Thomas LaRock | May 28, 2014
Five things to learn from Government IT’s latest challenge

Data, especially in the areas of healthcare, social welfare and biometrics, has become the centerpiece for government initiatives worldwide allowing many IT administrators to find themselves in the position of becoming an accidental database administrator. To keep up with this abundance of information, Singapore has developed a data portal called Data Gov to manage the demand for data sets from 60 government agencies. However, with its introduction, IT administrators may be stretched to do a job that was not meant for them which may cause issues in the long run. A recent survey conducted by SolarWinds found that most IT organizations haven't added any new headcount in the last two years resulting in many federal IT administrators becoming, by default, accidental database administrators (DBAs).

Maintaining mission-critical databases can be a stressful job. As such, there are five things that administrators should understand and embrace if they're to be successful, especially for those who are new to the role:

1. Grow "soft skills." DBAs' responsibilities are often regarded as "hard skills" - teachable abilities. But, as IT continues to evolve, DBAs will have to hone their "soft skills," such as the ability to understand overall agency objectives and communicate effectively with other teams. They need to soak up what the organization needs as a whole, and apply that knowledge to IT's goals. It's a tricky thing, especially for those who are used to working in siloes, but it's also a necessity, especially for administrators who wish to continue to advance their career paths.

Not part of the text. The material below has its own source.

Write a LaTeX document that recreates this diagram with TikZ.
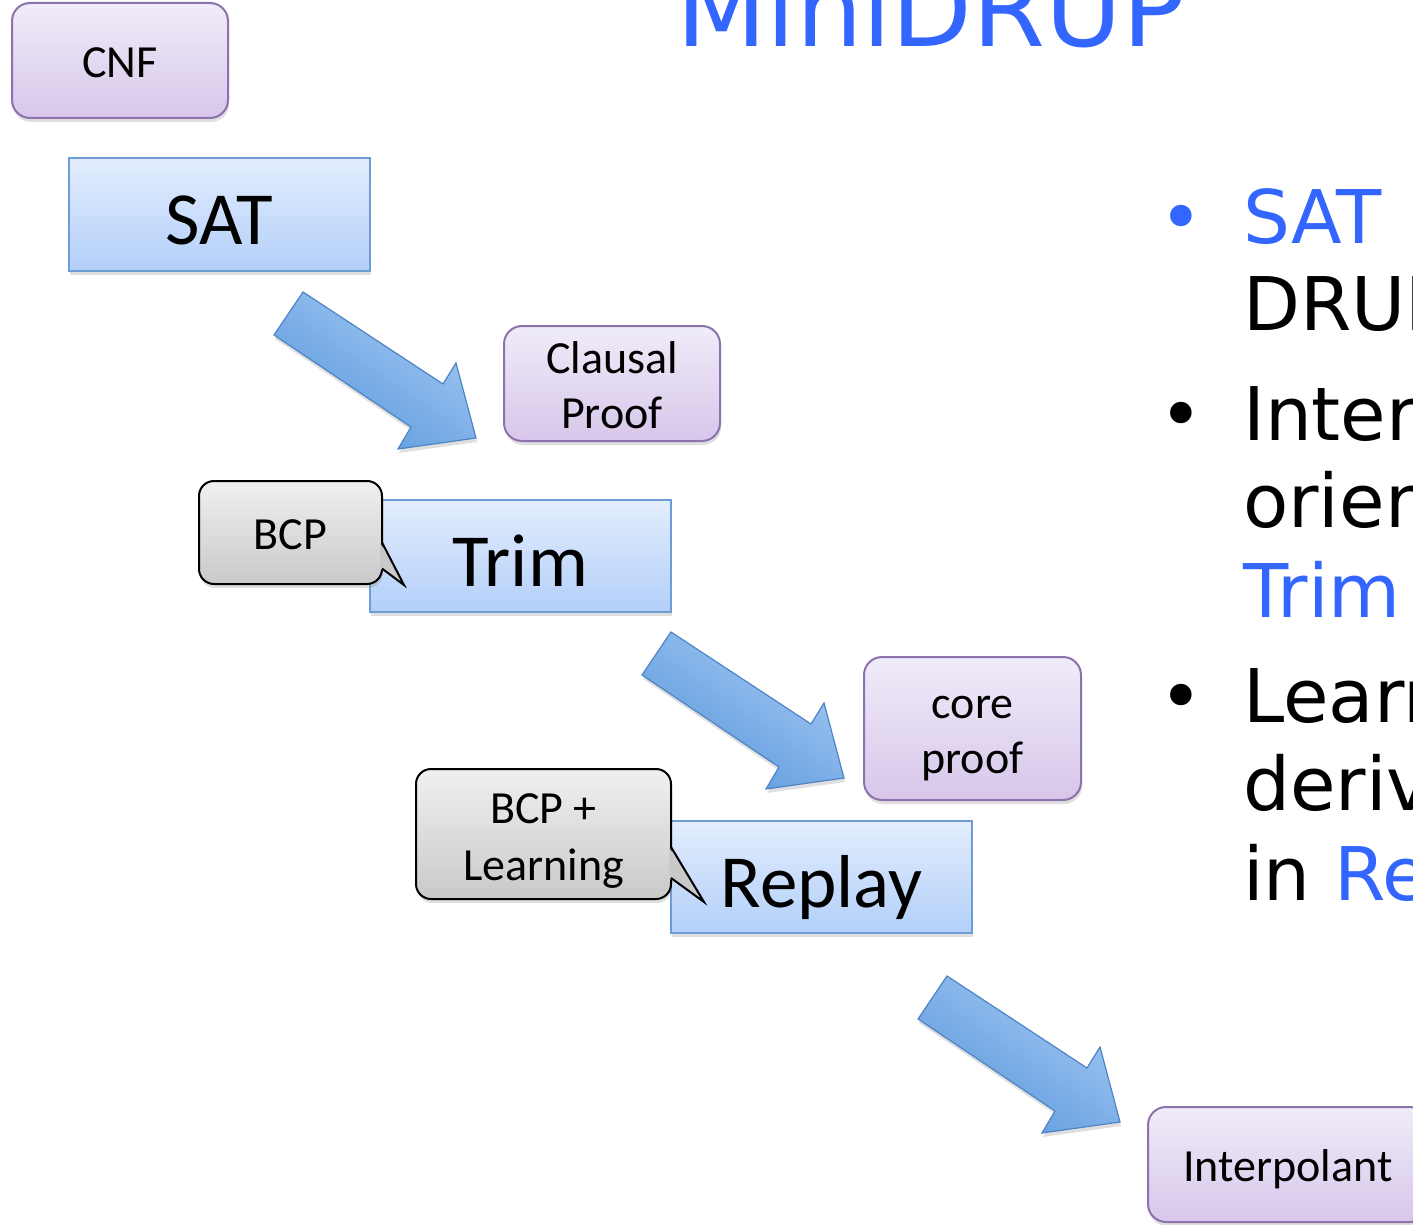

2. Become a security expert. DBAs' roles revolve around accessing the data and keeping track of what happens to it. This is obviously critically important in the government space, where security is paramount to everything. Government agencies are continually monitoring for security breaches, particularly in today's BYOD environment. DBAs need to possess the knowledge to recognize potential breaches and react quickly when a breach occurs.

3. Know how to maintain availability and continuity. Agency employees need access to data at all times, making maintaining data availability and business continuity a priority. DBAs need to understand which systems absolutely need to be available 24/7, and which can afford to have some downtime. This involves knowing Recovery Point Objectives (RPO) - the age of files that must be recovered from backup storage in case of failure - and Recovery Time Objectives (RTO) - how long a DBA has to recover and restore processes after a failure. Deep understanding of each can lead to minimal disruption.

4.  Understand the cloud.  It's not enough for DBAs to understand just data - they need to understand architecture, virtualization, infrastructure, and cloud technologies. This includes working knowledge of the benefits of Infrastructure-as-a-Service, Software-as-a-Service, and more. DBAs need to be more than caretakers; they need to be on the cutting edge, learning and exploring new cloud technologies, which are the future of agency IT and data management.